Bu noktada suçu medyaya da bağlayan Baker, "Çünkü, sürü psikolojisi içinde hareket ediyoruz, herkes ne yaparsa onu yapma eğilimimiz var. Örneğin, Demokratlarda tüm vurgu Clinton'a olunca, diğer adaylara yeterli ilgiyi gösteremiyoruz" ifadesini kullandı.
- "Eleştirilerde haklılık payı var ama aynı değil"
"Tüm Başkanların Akrabaları: Siyasi Rolleri" başlıklı kitabın yazarı, Harvard Üniversitesi öğretim üyesi Prof. Barbara Kellerman, AA muhabirinin sorularını yanıtlarken, başkanlık koltuğuna aynı aileden üyelerin oturması durumuna ülkesinin kuruluşundan bu yana rastlandığını söyledi.
ABD'nin ikinci başkanı John Adams'tan sonra oğlu John Quincy Adams'ın ülkenin altıncı başkanı olarak seçildiğini hatırlatan Kellerman, "Başkanlık yarışında akrabalara iltimas geçme huyu yeni bir şey değil ama şimdi iki partinin de (aynı anda) bu kategoriye düşmesi dikkati çekici" dedi.
Ancak Amerikan siyasetinin bu iki aile arasında sıkışıp kaldığını söylemek için henüz erken olduğunu dile getiren Kellerman, "Daha seçimlere bir yıl var.
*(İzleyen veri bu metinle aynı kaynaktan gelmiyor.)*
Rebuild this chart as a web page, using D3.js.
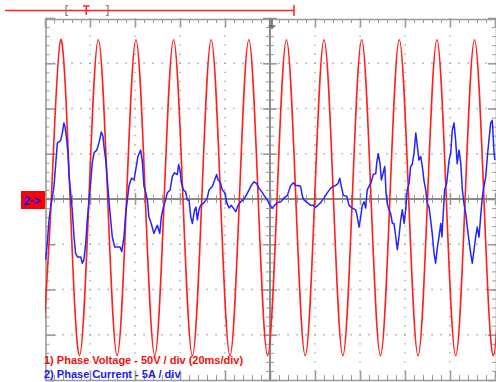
<!DOCTYPE html>
<html><head><meta charset="utf-8">
<script src="https://cdn.jsdelivr.net/npm/d3@7"></script>
<style>html,body{margin:0;padding:0;background:#fff;overflow:hidden}</style>
</head><body>
<svg id="c" width="496" height="382"></svg>
<script>
// ---- data (time in ms, voltage in V, current in A) ----
const voltT = [-1.38,
  2.80, 6.98, 11.16, 15.34,
  19.52, 23.70, 27.88, 32.06,
  36.24, 40.42, 44.60, 48.78,
  52.96, 57.14, 61.32, 65.50,
  69.68, 73.86, 78.04, 82.22,
  86.40, 90.58, 94.76, 98.94,
  103.12, 107.30, 111.48, 115.66,
  119.84, 124.02, 128.20, 132.38,
  136.56, 140.74, 144.92, 149.10,
  153.28, 157.46, 161.64, 165.82,
  170.00, 174.18, 178.36, 182.54,
  186.72, 190.90, 195.08, 199.26,
  203.44];
const voltV = [-173,
  0, 176, 0, -173,
  0, 176, 0, -173,
  0, 176, 0, -173,
  0, 176, 0, -173,
  0, 176, 0, -173,
  0, 176, 0, -173,
  0, 176, 0, -173,
  0, 176, 0, -173,
  0, 176, 0, -173,
  0, 176, 0, -173,
  0, 176, 0, -173,
  0, 176, 0, -173,
  0];
const curT = [0.3,1.0,1.8,2.5,3.2,4.0,4.8,5.5,6.2,7.0,7.7,8.4,8.9,9.5,10.2,10.7,11.4,12.1,12.9,13.6,14.4,15.9,16.6,17.3,18.1,18.8,19.6,20.3,21.0,21.8,23.0,24.0,25.0,25.8,26.2,27.0,27.7,28.4,29.2,29.9,31.0,32.1,33.3,34.1,35.1,35.9,36.6,37.3,38.4,39.6,40.3,41.3,42.5,43.2,44.0,44.8,45.5,46.2,47.2,48.4,49.9,51.0,51.7,52.6,53.6,54.4,55.6,56.6,57.6,58.8,59.4,60.0,60.6,61.5,62.5,63.2,64.0,64.8,65.5,66.5,67.1,67.7,68.4,69.2,70.7,72.1,72.9,74.4,75.4,76.3,76.9,77.8,78.8,79.9,80.8,81.8,82.8,83.7,84.8,85.8,87.0,88.1,89.2,90.7,91.7,92.9,94.1,95.1,96.6,97.6,98.8,100.0,101.0,102.1,103.2,104.8,106.2,107.7,109.2,110.4,111.4,112.4,113.6,114.4,115.1,116.6,118.1,119.2,120.3,121.3,122.5,124.0,125.5,127.0,128.1,129.2,130.2,131.0,131.7,132.6,134.1,135.1,136.6,138.1,138.8,139.6,140.3,141.0,141.8,142.5,143.2,144.0,145.0,145.9,147.0,147.4,148.1,148.9,149.5,150.2,151.0,151.6,152.1,152.9,153.6,154.4,155.1,155.9,156.6,157.3,158.1,158.8,159.6,160.3,161.0,161.8,162.5,163.2,164.0,164.8,165.5,166.2,167.0,167.7,168.4,169.2,169.9,170.7,171.4,172.1,172.9,173.6,174.4,175.1,175.9,176.4,177.0,177.6,178.5,179.6,180.3,181.0,181.8,182.5,183.2,184.0,184.8,185.5,186.2,187.0,187.7,188.4,189.2,189.9,190.7,191.4,192.1,192.9,193.6,194.4,195.1,195.9,196.6,197.3,198.1,198.8,199.6,200.0];
const curI = [-6.7,-4.9,-2.3,-0.9,0.1,1.4,4.0,6.2,6.3,6.5,7.3,8.4,8.0,6.9,5.1,2.5,0.7,-1.2,-4.2,-6.0,-6.4,-6.4,-7.1,-6.7,-4.9,-2.3,-0.1,1.8,4.0,5.1,5.4,6.2,7.4,6.9,5.8,4.3,2.1,-0.1,-2.3,-4.2,-5.3,-5.3,-5.3,-5.8,-4.2,-1.5,-0.1,1.4,2.3,2.1,3.2,4.7,5.4,4.3,1.4,0.7,-0.1,-2.0,-2.7,-3.8,-2.9,-3.8,-2.0,-0.9,-0.1,0.7,1.0,2.5,2.9,2.7,3.8,3.2,1.8,1.0,0.8,-0.1,-0.1,-2.0,-2.7,-1.2,-0.9,-2.3,-1.2,-0.7,-0.4,0.1,1.0,1.4,2.1,2.7,2.1,1.9,1.0,0.7,-0.4,-1.0,-0.7,-1.0,-1.4,-0.7,-0.3,-0.1,0.3,1.0,1.5,1.9,1.7,1.2,0.7,0.3,-0.1,-0.7,-1.0,-0.7,-0.4,-0.3,0.1,0.4,1.5,1.8,1.5,1.5,1.4,0.3,-0.1,-0.4,-0.7,-0.7,-0.9,-0.7,-0.4,0.1,0.7,1.2,1.4,1.5,1.7,2.3,1.4,0.4,0.3,-0.7,-1.0,-1.2,-2.0,-3.1,-2.0,-0.7,-0.3,-1.0,1.0,1.4,1.9,2.7,2.8,3.9,5.0,3.9,2.1,2.8,3.6,0.6,-0.5,-1.2,-1.6,-2.7,-2.7,-4.2,-5.6,-4.2,-2.3,-1.2,-2.7,-1.2,1.0,1.7,3.6,3.8,5.0,7.3,5.8,4.3,4.7,3.6,2.1,1.0,-0.5,-0.9,-2.3,-3.8,-6.0,-7.1,-5.3,-4.2,-2.7,-4.2,-1.6,1.0,1.7,4.3,5.0,7.6,8.4,6.5,3.9,5.4,3.9,1.0,-0.5,-1.6,-3.1,-4.5,-6.0,-7.1,-5.6,-4.2,-3.1,-4.2,-2.0,0.3,1.4,2.5,4.7,6.5,8.4,8.7,5.0,4.3];
const legendLines = ["1) Phase Voltage - 50V / div (20ms/div)", "2) Phase Current - 5A / div"];
const channelMarker = "2->";
const timeDomain = [0, 200];      // 10 div x 20 ms
const voltDomain = [-200, 200];   // 8 div x 50 V
const curDomain = [-20, 20];      // 8 div x 5 A
const minorMs = d3.range(0, 201, 4);
const majorMs = d3.range(0, 201, 20);
const minorV = d3.range(-200, 201, 10);
const majorV = d3.range(-200, 201, 50);

// ---- scales ----
const x = d3.scaleLinear().domain(timeDomain).range([45, 495]);
const yV = d3.scaleLinear().domain(voltDomain).range([380, 18]);
const yI = d3.scaleLinear().domain(curDomain).range([380, 18]);

const svg = d3.select("#c");
svg.append("rect").attr("width", 496).attr("height", 382).attr("fill", "#fff");

const grey = "#9a9a9a";
// dotted grid at divisions
const gGrid = svg.append("g");
gGrid.selectAll("line.vx").data(majorMs.filter(d => d > 0 && d < 200 && d !== 100)).join("line")
  .attr("x1", d => x(d)).attr("x2", d => x(d)).attr("y1", 18).attr("y2", 380)
  .attr("stroke", grey).attr("stroke-width", 1.3).attr("stroke-dasharray", "1.3,7.75").attr("stroke-dashoffset", 0.6);
gGrid.selectAll("line.hy").data(majorV.filter(d => d > -200 && d < 200 && d !== 0)).join("line")
  .attr("y1", d => yV(d)).attr("y2", d => yV(d)).attr("x1", 45).attr("x2", 495)
  .attr("stroke", grey).attr("stroke-width", 1.3).attr("stroke-dasharray", "1.3,7.7").attr("stroke-dashoffset", 0.6);

function styleAxis(g, w) {
  g.selectAll("path.domain").attr("stroke", grey).attr("stroke-width", 1.6);
  g.selectAll(".tick line").attr("stroke", grey).attr("stroke-width", w);
  g.selectAll("text").remove();
}
function addAxis(axisFn, scale, vals, size, transform, w, withDomain) {
  const a = axisFn(scale).tickValues(vals).tickSize(size).tickSizeOuter(0).tickFormat("");
  const g = svg.append("g").attr("transform", transform).call(a);
  styleAxis(g, w);
  if (!withDomain) g.select("path.domain").remove();
  return g;
}
// top ruler
addAxis(d3.axisBottom, x, minorMs, 4, "translate(0,19)", 1, true);
addAxis(d3.axisBottom, x, majorMs, 8, "translate(0,19)", 1.6, false);
// bottom
addAxis(d3.axisTop, x, minorMs, 5, "translate(0,380)", 1, true);
addAxis(d3.axisTop, x, majorMs, 9, "translate(0,380)", 1.6, false);
// left
addAxis(d3.axisRight, yV, minorV, 4, "translate(45.5,0)", 1, true);
addAxis(d3.axisRight, yV, majorV, 10, "translate(45.5,0)", 1.6, false);
// right
addAxis(d3.axisLeft, yV, minorV, 4, "translate(496,0)", 1, true);
addAxis(d3.axisLeft, yV, majorV, 8, "translate(496,0)", 1.6, false);
// centre horizontal axis
addAxis(d3.axisBottom, x, minorMs, 4, `translate(0,${yV(0)})`, 1, false);
addAxis(d3.axisTop, x, minorMs, 4, `translate(0,${yV(0)})`, 1, false);
addAxis(d3.axisBottom, x, majorMs, 6, `translate(0,${yV(0)})`, 1.6, false);
addAxis(d3.axisTop, x, majorMs, 6, `translate(0,${yV(0)})`, 1.6, false);
svg.append("line").attr("x1", 45).attr("x2", 495).attr("y1", yV(0)).attr("y2", yV(0))
  .attr("stroke", "#8a8a8a").attr("stroke-width", 2);
// centre vertical axis
addAxis(d3.axisRight, yV, minorV, 4, `translate(${x(100)},0)`, 1, false);
addAxis(d3.axisLeft, yV, minorV, 4, `translate(${x(100)},0)`, 1, false);
addAxis(d3.axisRight, yV, majorV, 7, `translate(${x(100)},0)`, 1.6, false);
addAxis(d3.axisLeft, yV, majorV, 7, `translate(${x(100)},0)`, 1.6, false);
svg.append("line").attr("x1", x(100)).attr("x2", x(100)).attr("y1", 18).attr("y2", 380)
  .attr("stroke", "#8a8a8a").attr("stroke-width", 2);

// trigger marker on top ruler
svg.append("path").attr("d", "M272,19V29M268.5,26H275.5").attr("stroke", "#666").attr("stroke-width", 1.5).attr("fill", "none");

// top record bar
svg.append("path").attr("d", "M5,10.5H294M294,5V16").attr("stroke", "#f22").attr("stroke-width", 1.5).attr("fill", "none");
svg.append("path").attr("d", "M68,5.5H66V15.5H68M106,5.5H108V15.5H106").attr("stroke", "#8a7676").attr("stroke-width", 1.2).attr("fill", "none");
svg.append("path").attr("d", "M83,6H89.5M86.3,6V15").attr("stroke", "#f22").attr("stroke-width", 1.5).attr("fill", "none");

// clip
svg.append("clipPath").attr("id", "clip").append("rect").attr("x", 45).attr("y", 18).attr("width", 451).attr("height", 362);

// voltage
const vData = voltT.map((t, i) => [t, voltV[i]]);
svg.append("path").datum(vData).attr("clip-path", "url(#clip)")
  .attr("d", d3.line().x(d => x(d[0])).y(d => yV(d[1])).curve(d3.curveNatural))
  .attr("fill", "none").attr("stroke", "#ff1f1f").attr("stroke-width", 1.6);

// current
const iData = curT.map((t, i) => [t, curI[i]]);
svg.append("path").datum(iData).attr("clip-path", "url(#clip)")
  .attr("d", d3.line().x(d => x(d[0])).y(d => yI(d[1])))
  .attr("fill", "none").attr("stroke", "#2424ff").attr("stroke-width", 1.5).attr("stroke-linejoin", "round");

// channel marker
svg.append("rect").attr("x", 21).attr("y", 191).attr("width", 24).attr("height", 18).attr("fill", "#ff0000");
svg.append("text").attr("x", 23.5).attr("y", 204.5).text(channelMarker)
  .attr("fill", "#0000ff").attr("font-family", "'Liberation Sans', Arial, sans-serif")
  .attr("font-weight", "bold").attr("font-size", 12).attr("letter-spacing", -0.3);

// legend
svg.selectAll("text.leg").data(legendLines).join("text")
  .attr("x", 44).attr("y", (d, i) => 363.5 + i * 14)
  .attr("fill", (d, i) => i === 0 ? "#ee1111" : "#1c1ce8")
  .attr("font-family", "'Liberation Sans', Arial, sans-serif").attr("font-weight", "bold").attr("font-size", 11)
  .text(d => d);
</script>
</body></html>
Kesinlikle ikisinden birinin kaderimiz olacağını şimdilik söyleyemeyiz. Ayrıca, Amerikalıların 2016 yılında bu iki siyasi hanedanın birbirine karşı yarışacağı fikrine hayli direnç gösterdiğini düşünüyorum" diye konuştu.
Kellerman, ABD'nin diğer ülkelere demokrasi eleştirileri getirirken kendi içinde "siyasi hanedanlar" oluşturmasına yönelik soru üzerine, şunları söyledi:
"Bu geleneğe getirilen eleştirilerde haklılık payı var tabii ki. Amerikalılar da aslında bundan rahatsız ama elbette Mısır'da Mübarek ya da Suriye'de Esed dönemlerinde olduğu gibi çok uzun süre tek bir kişinin iktidarda kalmasıyla bu aynı değil. Herhangi bir iktidar makamında tek bir kişi uzun süre, örneğin 15 yıl boyunca oturduğunda bunun sorunlar doğurma ihtimali yüksek. Ancak ABD'de şu anki duruma baktığımızda, aynı aileden olsalar da Hillary Clinton'ın Bill Clinton, Jeb Bush'un da oğul ya da baba Bush'un kopyası olduğunu söylemek mümkün değil. Buna yönelik rahatsızlığı anlıyorum ama tek bir bireyin uzun süre boyunca iktidara tutunmasıyla bu durum arasında benzerlik bulunduğunu söylemek doğru olmaz."
Bunun yanında, ABD'deki seçim sisteminin "partiyi değil bireyi öne çıkaran" bir doğası bulunduğuna işaret eden Kellerman, tanınmış isim olmanın da seçmenlerin ilgisini çekmede çok önemli unsur olduğunu belirtti.
Zaman zaman ABD'nin kendi iç tartışmalarında da yer tutan "siyasi hanedanlıkla" ilgili Washington Post'un deneyimli siyaset muhabirlerinden Karen Tumulty de bir yazısında "ülkenin monarşiden kurtulmasına rağmen, garip bir biçimde siyasi hanedanlığa güçlü ilgi gösterdiğini" kaydetti.